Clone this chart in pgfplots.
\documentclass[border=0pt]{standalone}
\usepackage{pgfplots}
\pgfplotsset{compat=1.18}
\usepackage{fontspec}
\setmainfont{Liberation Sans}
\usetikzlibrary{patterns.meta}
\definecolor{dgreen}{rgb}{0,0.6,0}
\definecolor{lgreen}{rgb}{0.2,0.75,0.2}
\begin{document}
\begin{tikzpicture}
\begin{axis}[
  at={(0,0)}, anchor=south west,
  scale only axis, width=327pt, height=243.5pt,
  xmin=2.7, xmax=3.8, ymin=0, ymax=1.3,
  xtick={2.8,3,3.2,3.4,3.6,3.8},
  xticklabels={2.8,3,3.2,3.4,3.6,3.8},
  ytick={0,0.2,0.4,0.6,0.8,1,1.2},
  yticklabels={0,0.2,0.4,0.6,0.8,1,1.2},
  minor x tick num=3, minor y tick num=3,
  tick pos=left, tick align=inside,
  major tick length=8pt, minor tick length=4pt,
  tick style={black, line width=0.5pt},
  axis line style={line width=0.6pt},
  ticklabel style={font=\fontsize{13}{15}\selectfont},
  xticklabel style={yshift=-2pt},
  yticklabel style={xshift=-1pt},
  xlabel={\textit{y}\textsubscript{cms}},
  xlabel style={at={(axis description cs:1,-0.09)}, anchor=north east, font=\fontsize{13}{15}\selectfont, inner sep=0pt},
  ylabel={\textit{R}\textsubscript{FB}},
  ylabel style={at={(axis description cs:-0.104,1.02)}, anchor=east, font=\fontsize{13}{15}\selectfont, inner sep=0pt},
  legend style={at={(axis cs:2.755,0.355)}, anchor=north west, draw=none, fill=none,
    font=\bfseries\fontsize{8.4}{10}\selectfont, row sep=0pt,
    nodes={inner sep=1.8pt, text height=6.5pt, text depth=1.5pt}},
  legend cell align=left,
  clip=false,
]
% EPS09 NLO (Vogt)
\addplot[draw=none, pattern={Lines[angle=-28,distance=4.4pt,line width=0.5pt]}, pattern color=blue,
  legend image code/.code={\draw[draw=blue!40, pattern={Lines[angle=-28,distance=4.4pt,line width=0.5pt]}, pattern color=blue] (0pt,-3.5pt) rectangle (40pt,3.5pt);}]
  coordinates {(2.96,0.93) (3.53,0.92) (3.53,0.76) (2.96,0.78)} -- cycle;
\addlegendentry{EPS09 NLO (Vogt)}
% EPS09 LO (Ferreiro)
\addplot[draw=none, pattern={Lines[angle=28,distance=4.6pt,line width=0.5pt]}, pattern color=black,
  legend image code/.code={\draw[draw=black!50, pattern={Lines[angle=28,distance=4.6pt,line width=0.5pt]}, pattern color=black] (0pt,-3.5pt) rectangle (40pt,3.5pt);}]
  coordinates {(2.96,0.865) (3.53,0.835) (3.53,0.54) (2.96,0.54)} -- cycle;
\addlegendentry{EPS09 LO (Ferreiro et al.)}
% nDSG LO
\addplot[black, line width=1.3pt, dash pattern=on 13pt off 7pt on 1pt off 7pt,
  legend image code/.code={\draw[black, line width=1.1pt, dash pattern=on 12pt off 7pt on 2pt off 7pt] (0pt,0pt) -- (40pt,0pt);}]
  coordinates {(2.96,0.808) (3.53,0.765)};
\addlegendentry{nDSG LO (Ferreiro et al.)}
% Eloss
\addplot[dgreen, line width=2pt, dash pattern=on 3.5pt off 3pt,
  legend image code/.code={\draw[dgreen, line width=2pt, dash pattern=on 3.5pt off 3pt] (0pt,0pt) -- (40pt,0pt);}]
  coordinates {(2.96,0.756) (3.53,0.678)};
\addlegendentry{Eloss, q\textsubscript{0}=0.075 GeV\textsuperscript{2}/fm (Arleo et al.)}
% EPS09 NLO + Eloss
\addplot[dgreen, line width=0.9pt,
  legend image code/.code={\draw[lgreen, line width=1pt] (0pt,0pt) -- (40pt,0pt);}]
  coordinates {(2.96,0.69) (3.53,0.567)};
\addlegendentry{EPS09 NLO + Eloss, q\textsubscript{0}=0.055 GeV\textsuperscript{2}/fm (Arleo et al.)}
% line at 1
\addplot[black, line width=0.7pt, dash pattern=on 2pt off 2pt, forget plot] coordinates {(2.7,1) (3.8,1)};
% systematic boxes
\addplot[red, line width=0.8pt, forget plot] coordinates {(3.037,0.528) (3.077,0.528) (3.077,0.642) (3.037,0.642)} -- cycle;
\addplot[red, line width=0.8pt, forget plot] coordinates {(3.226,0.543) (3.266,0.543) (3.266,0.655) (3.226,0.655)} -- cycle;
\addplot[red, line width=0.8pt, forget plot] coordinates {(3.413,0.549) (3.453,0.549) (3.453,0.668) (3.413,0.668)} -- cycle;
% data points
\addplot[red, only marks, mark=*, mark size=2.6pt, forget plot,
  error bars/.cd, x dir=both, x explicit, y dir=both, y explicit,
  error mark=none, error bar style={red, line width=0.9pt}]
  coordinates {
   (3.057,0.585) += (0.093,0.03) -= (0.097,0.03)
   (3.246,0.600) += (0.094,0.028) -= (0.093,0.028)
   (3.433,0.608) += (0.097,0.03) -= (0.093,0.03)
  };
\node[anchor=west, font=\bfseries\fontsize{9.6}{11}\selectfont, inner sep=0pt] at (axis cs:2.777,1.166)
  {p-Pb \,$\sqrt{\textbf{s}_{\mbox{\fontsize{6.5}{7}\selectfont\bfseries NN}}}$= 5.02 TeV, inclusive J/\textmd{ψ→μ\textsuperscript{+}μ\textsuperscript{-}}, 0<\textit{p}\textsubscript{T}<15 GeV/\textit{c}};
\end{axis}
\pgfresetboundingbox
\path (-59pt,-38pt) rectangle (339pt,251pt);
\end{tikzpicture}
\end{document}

Exercise details: Each line above must be reproduced exactly as it stands.

Output below:
Clone this chart in pgfplots.
\documentclass[border=0pt]{standalone}
\usepackage{pgfplots}
\pgfplotsset{compat=1.18}
\usepackage{fontspec}
\setmainfont{Liberation Sans}
\usetikzlibrary{patterns.meta}
\definecolor{dgreen}{rgb}{0,0.6,0}
\definecolor{lgreen}{rgb}{0.2,0.75,0.2}
\begin{document}
\begin{tikzpicture}
\begin{axis}[
  at={(0,0)}, anchor=south west,
  scale only axis, width=327pt, height=243.5pt,
  xmin=2.7, xmax=3.8, ymin=0, ymax=1.3,
  xtick={2.8,3,3.2,3.4,3.6,3.8},
  xticklabels={2.8,3,3.2,3.4,3.6,3.8},
  ytick={0,0.2,0.4,0.6,0.8,1,1.2},
  yticklabels={0,0.2,0.4,0.6,0.8,1,1.2},
  minor x tick num=3, minor y tick num=3,
  tick pos=left, tick align=inside,
  major tick length=8pt, minor tick length=4pt,
  tick style={black, line width=0.5pt},
  axis line style={line width=0.6pt},
  ticklabel style={font=\fontsize{13}{15}\selectfont},
  xticklabel style={yshift=-2pt},
  yticklabel style={xshift=-1pt},
  xlabel={\textit{y}\textsubscript{cms}},
  xlabel style={at={(axis description cs:1,-0.09)}, anchor=north east, font=\fontsize{13}{15}\selectfont, inner sep=0pt},
  ylabel={\textit{R}\textsubscript{FB}},
  ylabel style={at={(axis description cs:-0.104,1.02)}, anchor=east, font=\fontsize{13}{15}\selectfont, inner sep=0pt},
  legend style={at={(axis cs:2.755,0.355)}, anchor=north west, draw=none, fill=none,
    font=\bfseries\fontsize{8.4}{10}\selectfont, row sep=0pt,
    nodes={inner sep=1.8pt, text height=6.5pt, text depth=1.5pt}},
  legend cell align=left,
  clip=false,
]
% EPS09 NLO (Vogt)
\addplot[draw=none, pattern={Lines[angle=-28,distance=4.4pt,line width=0.5pt]}, pattern color=blue,
  legend image code/.code={\draw[draw=blue!40, pattern={Lines[angle=-28,distance=4.4pt,line width=0.5pt]}, pattern color=blue] (0pt,-3.5pt) rectangle (40pt,3.5pt);}]
  coordinates {(2.96,0.93) (3.53,0.92) (3.53,0.76) (2.96,0.78)} -- cycle;
\addlegendentry{EPS09 NLO (Vogt)}
% EPS09 LO (Ferreiro)
\addplot[draw=none, pattern={Lines[angle=28,distance=4.6pt,line width=0.5pt]}, pattern color=black,
  legend image code/.code={\draw[draw=black!50, pattern={Lines[angle=28,distance=4.6pt,line width=0.5pt]}, pattern color=black] (0pt,-3.5pt) rectangle (40pt,3.5pt);}]
  coordinates {(2.96,0.865) (3.53,0.835) (3.53,0.54) (2.96,0.54)} -- cycle;
\addlegendentry{EPS09 LO (Ferreiro et al.)}
% nDSG LO
\addplot[black, line width=1.3pt, dash pattern=on 13pt off 7pt on 1pt off 7pt,
  legend image code/.code={\draw[black, line width=1.1pt, dash pattern=on 12pt off 7pt on 2pt off 7pt] (0pt,0pt) -- (40pt,0pt);}]
  coordinates {(2.96,0.808) (3.53,0.765)};
\addlegendentry{nDSG LO (Ferreiro et al.)}
% Eloss
\addplot[dgreen, line width=2pt, dash pattern=on 3.5pt off 3pt,
  legend image code/.code={\draw[dgreen, line width=2pt, dash pattern=on 3.5pt off 3pt] (0pt,0pt) -- (40pt,0pt);}]
  coordinates {(2.96,0.756) (3.53,0.678)};
\addlegendentry{Eloss, q\textsubscript{0}=0.075 GeV\textsuperscript{2}/fm (Arleo et al.)}
% EPS09 NLO + Eloss
\addplot[dgreen, line width=0.9pt,
  legend image code/.code={\draw[lgreen, line width=1pt] (0pt,0pt) -- (40pt,0pt);}]
  coordinates {(2.96,0.69) (3.53,0.567)};
\addlegendentry{EPS09 NLO + Eloss, q\textsubscript{0}=0.055 GeV\textsuperscript{2}/fm (Arleo et al.)}
% line at 1
\addplot[black, line width=0.7pt, dash pattern=on 2pt off 2pt, forget plot] coordinates {(2.7,1) (3.8,1)};
% systematic boxes
\addplot[red, line width=0.8pt, forget plot] coordinates {(3.037,0.528) (3.077,0.528) (3.077,0.642) (3.037,0.642)} -- cycle;
\addplot[red, line width=0.8pt, forget plot] coordinates {(3.226,0.543) (3.266,0.543) (3.266,0.655) (3.226,0.655)} -- cycle;
\addplot[red, line width=0.8pt, forget plot] coordinates {(3.413,0.549) (3.453,0.549) (3.453,0.668) (3.413,0.668)} -- cycle;
% data points
\addplot[red, only marks, mark=*, mark size=2.6pt, forget plot,
  error bars/.cd, x dir=both, x explicit, y dir=both, y explicit,
  error mark=none, error bar style={red, line width=0.9pt}]
  coordinates {
   (3.057,0.585) += (0.093,0.03) -= (0.097,0.03)
   (3.246,0.600) += (0.094,0.028) -= (0.093,0.028)
   (3.433,0.608) += (0.097,0.03) -= (0.093,0.03)
  };
\node[anchor=west, font=\bfseries\fontsize{9.6}{11}\selectfont, inner sep=0pt] at (axis cs:2.777,1.166)
  {p-Pb \,$\sqrt{\textbf{s}_{\mbox{\fontsize{6.5}{7}\selectfont\bfseries NN}}}$= 5.02 TeV, inclusive J/\textmd{ψ→μ\textsuperscript{+}μ\textsuperscript{-}}, 0<\textit{p}\textsubscript{T}<15 GeV/\textit{c}};
\end{axis}
\pgfresetboundingbox
\path (-59pt,-38pt) rectangle (339pt,251pt);
\end{tikzpicture}
\end{document}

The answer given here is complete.